Each line containing the word "matplotlib" should be found and copied.

Material:
····················
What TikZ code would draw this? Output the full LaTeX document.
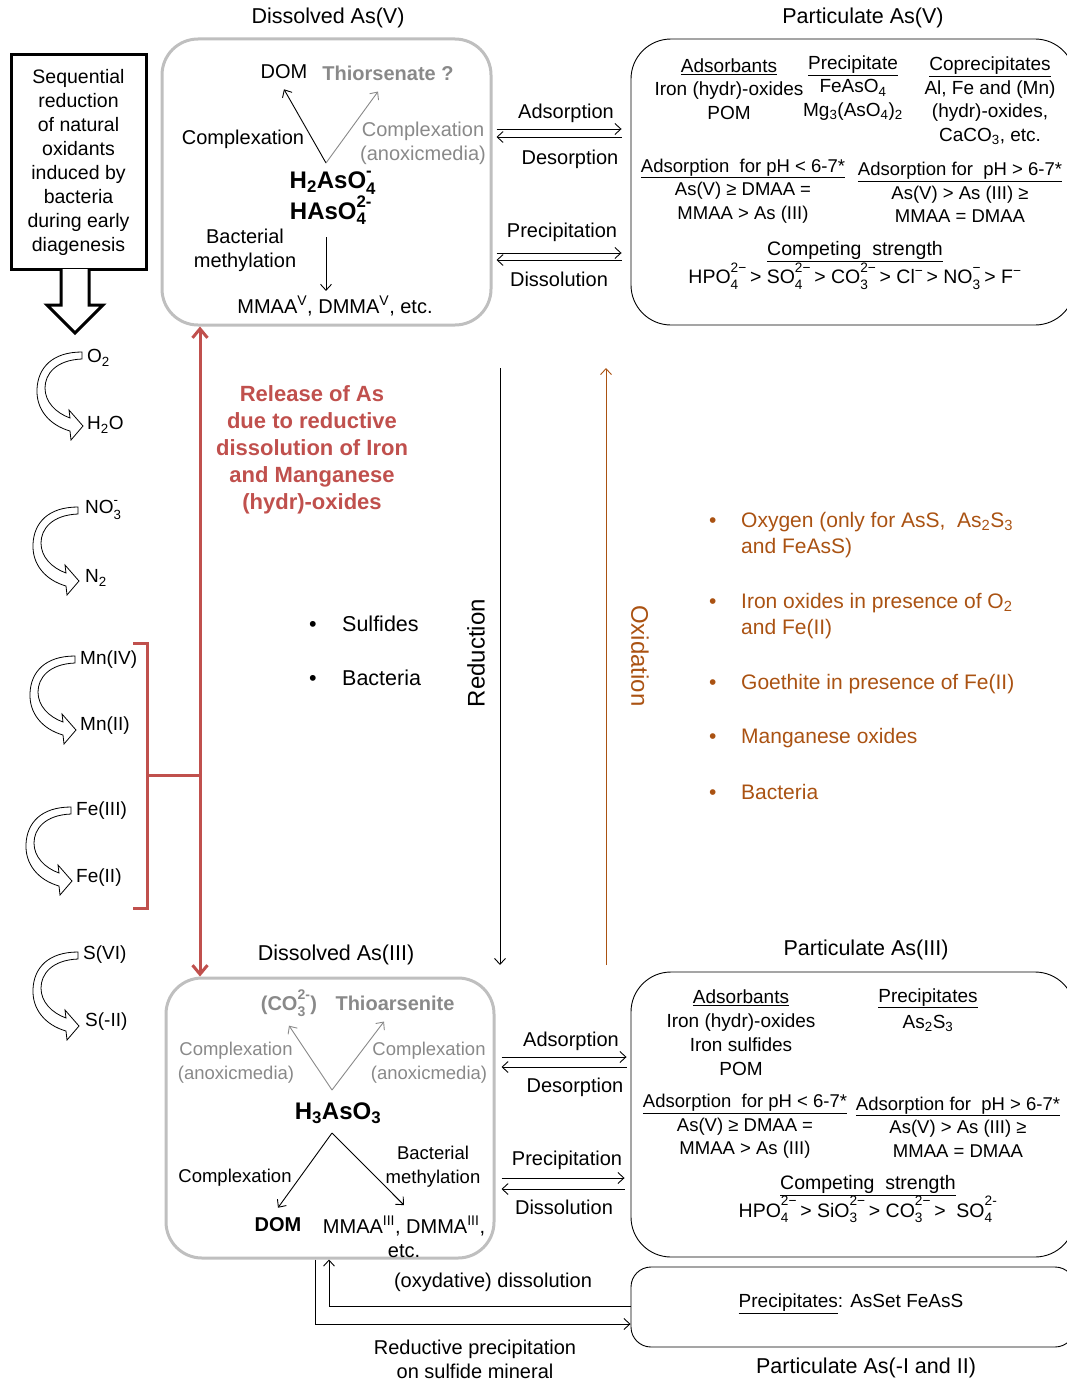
····················
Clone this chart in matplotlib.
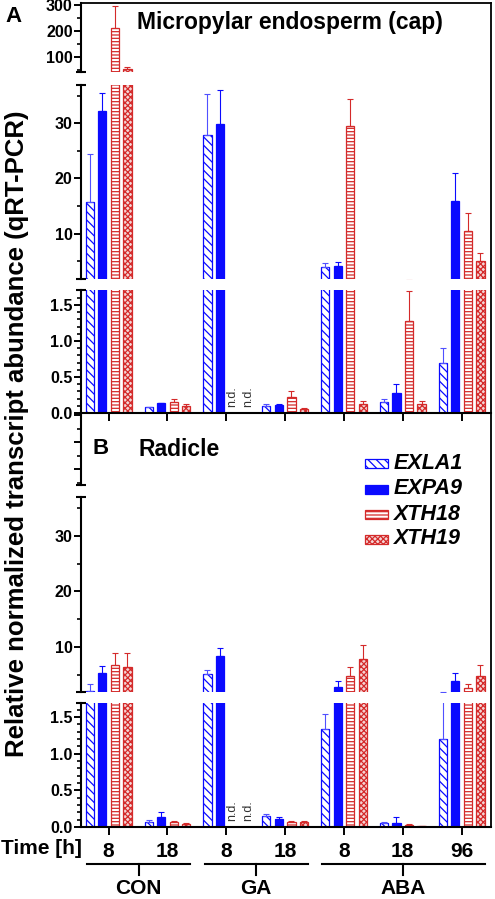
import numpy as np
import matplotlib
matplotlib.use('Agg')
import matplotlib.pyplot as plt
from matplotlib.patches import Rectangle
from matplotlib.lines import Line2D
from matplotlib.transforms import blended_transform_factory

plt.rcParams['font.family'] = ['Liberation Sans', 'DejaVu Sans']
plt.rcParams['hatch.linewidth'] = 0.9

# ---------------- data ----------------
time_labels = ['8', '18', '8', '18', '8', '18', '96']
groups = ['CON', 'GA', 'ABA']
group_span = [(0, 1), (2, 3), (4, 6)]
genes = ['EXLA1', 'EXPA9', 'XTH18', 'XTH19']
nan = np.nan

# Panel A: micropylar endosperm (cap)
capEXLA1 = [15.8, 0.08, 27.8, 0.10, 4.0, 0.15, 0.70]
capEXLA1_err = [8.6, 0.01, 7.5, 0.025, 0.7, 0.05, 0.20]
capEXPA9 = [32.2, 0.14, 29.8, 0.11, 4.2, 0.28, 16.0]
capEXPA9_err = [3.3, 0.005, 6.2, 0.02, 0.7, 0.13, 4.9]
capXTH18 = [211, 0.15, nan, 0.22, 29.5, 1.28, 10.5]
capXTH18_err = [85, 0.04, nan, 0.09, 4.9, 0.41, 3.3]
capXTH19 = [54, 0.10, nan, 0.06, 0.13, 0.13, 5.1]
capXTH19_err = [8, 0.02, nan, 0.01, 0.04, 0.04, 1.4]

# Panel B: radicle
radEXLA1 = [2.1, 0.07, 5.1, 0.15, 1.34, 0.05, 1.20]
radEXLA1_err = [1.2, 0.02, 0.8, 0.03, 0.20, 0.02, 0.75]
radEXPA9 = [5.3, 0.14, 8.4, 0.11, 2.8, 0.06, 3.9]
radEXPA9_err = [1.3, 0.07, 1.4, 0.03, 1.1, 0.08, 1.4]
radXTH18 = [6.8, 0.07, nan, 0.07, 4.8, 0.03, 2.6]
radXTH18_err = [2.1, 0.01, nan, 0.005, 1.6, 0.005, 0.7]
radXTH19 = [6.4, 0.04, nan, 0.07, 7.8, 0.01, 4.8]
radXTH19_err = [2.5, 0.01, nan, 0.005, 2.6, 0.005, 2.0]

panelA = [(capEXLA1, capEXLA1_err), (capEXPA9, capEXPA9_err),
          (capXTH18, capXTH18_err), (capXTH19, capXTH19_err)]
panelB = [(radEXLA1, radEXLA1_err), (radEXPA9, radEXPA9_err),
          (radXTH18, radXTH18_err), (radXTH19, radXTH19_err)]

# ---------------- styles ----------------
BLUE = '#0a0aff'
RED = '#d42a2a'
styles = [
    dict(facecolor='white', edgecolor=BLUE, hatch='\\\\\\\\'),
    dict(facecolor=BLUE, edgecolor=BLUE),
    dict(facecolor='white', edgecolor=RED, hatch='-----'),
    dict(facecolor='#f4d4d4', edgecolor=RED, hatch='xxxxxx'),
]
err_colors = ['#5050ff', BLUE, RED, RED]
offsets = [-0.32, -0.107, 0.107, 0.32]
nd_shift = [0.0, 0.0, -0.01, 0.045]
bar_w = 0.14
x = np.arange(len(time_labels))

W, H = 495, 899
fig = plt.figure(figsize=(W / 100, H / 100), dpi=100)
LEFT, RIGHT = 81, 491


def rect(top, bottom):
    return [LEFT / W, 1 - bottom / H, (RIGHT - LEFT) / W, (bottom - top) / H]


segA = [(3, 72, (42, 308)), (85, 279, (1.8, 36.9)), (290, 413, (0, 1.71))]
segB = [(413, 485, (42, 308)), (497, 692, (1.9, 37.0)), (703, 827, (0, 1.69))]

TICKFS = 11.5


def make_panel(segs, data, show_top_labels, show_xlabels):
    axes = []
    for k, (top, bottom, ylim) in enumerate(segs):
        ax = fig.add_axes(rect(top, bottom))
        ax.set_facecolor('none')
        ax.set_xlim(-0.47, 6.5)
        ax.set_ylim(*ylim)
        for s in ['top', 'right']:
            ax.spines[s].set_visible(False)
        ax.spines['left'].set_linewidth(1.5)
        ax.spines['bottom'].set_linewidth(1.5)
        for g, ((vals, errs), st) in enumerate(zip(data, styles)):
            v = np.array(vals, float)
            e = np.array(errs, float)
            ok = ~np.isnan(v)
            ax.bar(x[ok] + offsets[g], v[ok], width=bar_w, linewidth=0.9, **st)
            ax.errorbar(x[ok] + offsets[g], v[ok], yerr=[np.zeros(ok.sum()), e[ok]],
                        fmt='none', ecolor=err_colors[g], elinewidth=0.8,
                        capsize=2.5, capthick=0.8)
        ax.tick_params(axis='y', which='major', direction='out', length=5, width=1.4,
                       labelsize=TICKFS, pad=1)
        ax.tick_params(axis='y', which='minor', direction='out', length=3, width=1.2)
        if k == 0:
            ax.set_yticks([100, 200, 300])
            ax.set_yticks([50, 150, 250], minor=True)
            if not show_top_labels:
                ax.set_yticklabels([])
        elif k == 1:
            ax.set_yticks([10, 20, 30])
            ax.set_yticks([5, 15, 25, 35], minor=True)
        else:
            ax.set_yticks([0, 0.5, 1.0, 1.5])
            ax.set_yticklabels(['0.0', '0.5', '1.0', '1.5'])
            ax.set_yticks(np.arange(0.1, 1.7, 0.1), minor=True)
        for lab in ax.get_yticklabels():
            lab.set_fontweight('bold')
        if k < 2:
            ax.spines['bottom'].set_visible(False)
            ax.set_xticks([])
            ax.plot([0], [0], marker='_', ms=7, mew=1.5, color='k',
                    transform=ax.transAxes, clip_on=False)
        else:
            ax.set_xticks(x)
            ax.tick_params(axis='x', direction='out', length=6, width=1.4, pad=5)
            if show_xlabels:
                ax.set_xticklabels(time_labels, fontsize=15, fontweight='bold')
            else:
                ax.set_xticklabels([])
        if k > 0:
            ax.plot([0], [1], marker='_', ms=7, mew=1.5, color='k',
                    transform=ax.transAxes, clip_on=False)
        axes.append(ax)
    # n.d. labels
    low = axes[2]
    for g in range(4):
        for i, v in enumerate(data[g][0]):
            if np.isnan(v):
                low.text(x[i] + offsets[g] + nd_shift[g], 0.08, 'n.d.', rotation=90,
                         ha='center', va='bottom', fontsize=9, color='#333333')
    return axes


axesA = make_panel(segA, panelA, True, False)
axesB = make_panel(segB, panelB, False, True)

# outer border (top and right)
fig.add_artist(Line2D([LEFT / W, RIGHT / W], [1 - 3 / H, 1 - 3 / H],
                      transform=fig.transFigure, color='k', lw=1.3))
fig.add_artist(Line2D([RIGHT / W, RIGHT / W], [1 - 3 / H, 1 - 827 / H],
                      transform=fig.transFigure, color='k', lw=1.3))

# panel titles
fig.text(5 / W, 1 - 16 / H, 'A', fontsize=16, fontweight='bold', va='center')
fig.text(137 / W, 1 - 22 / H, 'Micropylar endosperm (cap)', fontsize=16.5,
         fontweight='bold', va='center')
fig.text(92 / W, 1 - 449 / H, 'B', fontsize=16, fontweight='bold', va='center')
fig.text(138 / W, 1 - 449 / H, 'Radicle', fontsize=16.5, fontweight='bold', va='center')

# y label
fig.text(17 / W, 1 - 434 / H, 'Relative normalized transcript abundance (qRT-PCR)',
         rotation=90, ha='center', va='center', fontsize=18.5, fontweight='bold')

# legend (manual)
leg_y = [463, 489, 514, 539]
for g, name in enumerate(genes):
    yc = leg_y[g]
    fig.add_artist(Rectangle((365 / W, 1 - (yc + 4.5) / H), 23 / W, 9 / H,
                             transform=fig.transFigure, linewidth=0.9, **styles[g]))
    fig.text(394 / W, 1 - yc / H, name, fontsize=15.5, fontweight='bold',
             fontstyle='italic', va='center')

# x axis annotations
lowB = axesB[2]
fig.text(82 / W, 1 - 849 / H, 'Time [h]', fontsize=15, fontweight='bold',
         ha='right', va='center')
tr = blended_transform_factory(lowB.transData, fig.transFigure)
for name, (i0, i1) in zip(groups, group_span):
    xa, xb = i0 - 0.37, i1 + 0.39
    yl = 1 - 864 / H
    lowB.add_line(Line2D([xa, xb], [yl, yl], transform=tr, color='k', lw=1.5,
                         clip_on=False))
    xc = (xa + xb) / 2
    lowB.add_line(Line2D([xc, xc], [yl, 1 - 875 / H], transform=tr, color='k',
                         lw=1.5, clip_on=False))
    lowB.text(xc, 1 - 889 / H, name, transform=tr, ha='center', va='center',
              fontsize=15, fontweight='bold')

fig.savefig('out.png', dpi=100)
····················
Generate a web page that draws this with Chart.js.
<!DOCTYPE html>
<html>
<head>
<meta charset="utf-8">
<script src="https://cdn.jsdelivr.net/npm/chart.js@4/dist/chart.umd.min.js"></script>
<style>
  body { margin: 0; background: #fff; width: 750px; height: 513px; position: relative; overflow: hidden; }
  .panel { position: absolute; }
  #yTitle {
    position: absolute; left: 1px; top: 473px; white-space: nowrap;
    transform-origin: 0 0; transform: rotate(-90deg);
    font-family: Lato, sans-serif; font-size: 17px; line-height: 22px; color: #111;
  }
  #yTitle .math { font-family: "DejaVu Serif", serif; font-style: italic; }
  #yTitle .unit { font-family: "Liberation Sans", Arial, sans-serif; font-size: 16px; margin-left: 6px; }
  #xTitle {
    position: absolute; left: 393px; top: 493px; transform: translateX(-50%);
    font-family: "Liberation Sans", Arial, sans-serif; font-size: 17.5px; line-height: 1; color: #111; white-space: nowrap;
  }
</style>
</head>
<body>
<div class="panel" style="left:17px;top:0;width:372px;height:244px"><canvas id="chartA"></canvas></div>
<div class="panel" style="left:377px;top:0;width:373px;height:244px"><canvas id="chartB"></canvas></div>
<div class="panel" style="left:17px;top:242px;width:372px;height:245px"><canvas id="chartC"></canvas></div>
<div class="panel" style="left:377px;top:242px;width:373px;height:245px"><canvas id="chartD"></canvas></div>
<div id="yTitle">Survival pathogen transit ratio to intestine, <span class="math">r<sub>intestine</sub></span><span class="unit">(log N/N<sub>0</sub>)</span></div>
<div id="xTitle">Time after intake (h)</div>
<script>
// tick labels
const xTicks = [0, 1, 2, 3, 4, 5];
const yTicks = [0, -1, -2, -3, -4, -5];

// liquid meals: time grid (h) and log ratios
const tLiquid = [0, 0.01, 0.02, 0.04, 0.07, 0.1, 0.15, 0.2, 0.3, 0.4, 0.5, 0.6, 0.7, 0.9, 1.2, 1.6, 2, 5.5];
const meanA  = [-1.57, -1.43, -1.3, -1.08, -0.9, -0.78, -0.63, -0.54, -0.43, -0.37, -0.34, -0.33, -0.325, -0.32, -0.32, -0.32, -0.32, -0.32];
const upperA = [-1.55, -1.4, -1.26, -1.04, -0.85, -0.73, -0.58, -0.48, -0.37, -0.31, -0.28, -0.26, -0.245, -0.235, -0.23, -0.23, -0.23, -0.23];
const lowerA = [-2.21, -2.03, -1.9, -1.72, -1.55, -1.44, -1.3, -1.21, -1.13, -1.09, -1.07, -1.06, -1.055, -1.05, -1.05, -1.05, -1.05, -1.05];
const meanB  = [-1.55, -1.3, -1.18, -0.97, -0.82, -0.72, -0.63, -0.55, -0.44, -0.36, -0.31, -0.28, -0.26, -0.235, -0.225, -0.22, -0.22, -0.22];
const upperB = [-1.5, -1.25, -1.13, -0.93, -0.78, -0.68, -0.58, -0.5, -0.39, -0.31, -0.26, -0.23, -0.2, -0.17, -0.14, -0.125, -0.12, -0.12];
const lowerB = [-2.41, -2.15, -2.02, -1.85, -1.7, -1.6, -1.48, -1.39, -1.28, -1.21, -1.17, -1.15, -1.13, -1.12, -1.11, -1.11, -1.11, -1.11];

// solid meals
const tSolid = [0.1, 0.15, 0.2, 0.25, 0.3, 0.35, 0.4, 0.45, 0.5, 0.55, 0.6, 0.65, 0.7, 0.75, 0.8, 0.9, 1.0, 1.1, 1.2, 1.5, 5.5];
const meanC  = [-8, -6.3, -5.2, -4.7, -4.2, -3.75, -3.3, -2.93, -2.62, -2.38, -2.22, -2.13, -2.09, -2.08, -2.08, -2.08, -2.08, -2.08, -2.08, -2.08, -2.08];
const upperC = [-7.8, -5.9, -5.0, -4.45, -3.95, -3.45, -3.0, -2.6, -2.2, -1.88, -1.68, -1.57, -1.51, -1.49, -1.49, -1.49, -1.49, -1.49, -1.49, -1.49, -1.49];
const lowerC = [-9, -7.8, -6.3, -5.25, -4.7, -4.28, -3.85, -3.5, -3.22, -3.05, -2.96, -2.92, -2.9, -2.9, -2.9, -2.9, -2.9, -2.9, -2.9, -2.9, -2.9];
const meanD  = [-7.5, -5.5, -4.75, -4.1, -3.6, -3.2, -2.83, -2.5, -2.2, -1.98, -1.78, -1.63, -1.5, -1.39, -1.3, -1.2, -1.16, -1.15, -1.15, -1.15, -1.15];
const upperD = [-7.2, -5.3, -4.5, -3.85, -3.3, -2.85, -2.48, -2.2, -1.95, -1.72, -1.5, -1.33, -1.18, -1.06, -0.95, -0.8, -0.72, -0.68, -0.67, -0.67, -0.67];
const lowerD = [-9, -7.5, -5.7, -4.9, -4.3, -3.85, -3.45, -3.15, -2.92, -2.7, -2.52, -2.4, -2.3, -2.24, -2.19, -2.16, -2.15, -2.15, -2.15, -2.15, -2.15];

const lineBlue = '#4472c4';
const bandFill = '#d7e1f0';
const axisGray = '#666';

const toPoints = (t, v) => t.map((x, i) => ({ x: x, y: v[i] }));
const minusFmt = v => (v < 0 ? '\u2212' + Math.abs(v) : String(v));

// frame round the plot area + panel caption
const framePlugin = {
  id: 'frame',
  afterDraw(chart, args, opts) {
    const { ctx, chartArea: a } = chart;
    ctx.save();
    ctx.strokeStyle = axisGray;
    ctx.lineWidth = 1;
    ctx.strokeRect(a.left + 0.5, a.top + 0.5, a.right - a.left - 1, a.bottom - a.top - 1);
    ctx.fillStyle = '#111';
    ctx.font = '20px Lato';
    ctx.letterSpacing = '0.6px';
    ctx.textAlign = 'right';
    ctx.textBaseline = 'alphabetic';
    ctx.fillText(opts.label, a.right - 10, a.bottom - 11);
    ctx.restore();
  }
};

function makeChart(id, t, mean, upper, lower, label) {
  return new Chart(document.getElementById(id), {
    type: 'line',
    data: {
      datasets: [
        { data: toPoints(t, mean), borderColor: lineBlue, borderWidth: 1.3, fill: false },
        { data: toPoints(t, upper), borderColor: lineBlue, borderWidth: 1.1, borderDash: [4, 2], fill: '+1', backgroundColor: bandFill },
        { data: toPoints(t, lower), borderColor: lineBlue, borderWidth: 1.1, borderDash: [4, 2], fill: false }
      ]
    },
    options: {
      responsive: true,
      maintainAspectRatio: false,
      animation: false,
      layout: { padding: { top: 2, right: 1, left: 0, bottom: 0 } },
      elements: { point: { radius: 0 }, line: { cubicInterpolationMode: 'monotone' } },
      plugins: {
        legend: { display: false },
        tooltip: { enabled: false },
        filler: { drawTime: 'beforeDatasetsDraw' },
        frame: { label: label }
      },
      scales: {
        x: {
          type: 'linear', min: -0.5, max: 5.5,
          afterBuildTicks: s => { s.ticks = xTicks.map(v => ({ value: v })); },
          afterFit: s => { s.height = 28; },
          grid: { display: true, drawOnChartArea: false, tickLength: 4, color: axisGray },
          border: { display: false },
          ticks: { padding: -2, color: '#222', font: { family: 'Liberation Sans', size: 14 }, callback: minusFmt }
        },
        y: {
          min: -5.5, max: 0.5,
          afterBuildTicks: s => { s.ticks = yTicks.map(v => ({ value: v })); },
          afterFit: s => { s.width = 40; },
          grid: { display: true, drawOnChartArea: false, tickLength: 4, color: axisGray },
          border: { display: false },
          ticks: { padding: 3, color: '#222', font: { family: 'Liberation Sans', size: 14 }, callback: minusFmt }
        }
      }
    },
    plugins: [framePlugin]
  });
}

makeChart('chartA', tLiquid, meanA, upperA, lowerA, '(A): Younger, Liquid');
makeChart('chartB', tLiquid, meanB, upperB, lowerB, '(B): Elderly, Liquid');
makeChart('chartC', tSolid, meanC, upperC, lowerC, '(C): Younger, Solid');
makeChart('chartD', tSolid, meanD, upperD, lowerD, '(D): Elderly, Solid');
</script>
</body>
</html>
····················
Complete output:
Clone this chart in matplotlib.
import matplotlib
matplotlib.use('Agg')
import matplotlib.pyplot as plt
from matplotlib.patches import Rectangle
from matplotlib.lines import Line2D
from matplotlib.transforms import blended_transform_factory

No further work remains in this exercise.